As redes sociais selecionam o que você irá consumir

Na “vida real”, nós nos relacionamos com quem tende a ser mais parecido conosco, que compartilha valores e interesses similares. Isso, entretanto, também vem acontecendo na internet e nas mídias sociais, tanto devido aos algoritmos quanto por escolha própria do usuário.

O universo online, entretanto, não deveria ser um espaço de debate público, um local de nos conectar com pessoas com quem não nos conectaríamos de outra forma, de receber informações que não chegariam a nós de outra maneira?

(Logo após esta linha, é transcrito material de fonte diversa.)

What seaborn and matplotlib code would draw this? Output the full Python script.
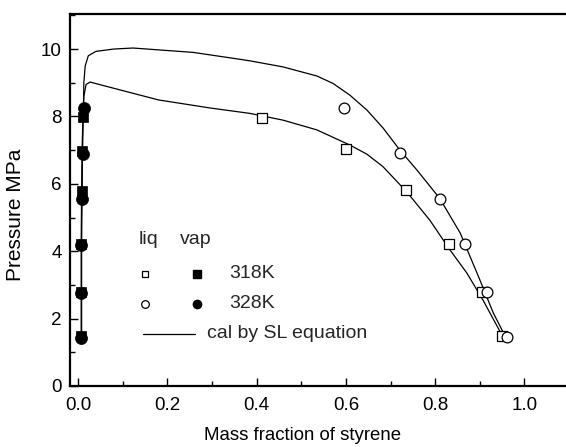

Carolina explica que, quando a internet emergiu enquanto fenômeno social, com o uso comercial doméstico no final da década de 1990, mas, principalmente, com a explosão em termos de números de usuário nos anos 2000, acreditava-se que ela traria um certo nível de liberdade para os sujeitos receberem informações do mundo inteiro, fazerem novas amizades, trocarem dados, terem acesso a camadas diferentes de informação.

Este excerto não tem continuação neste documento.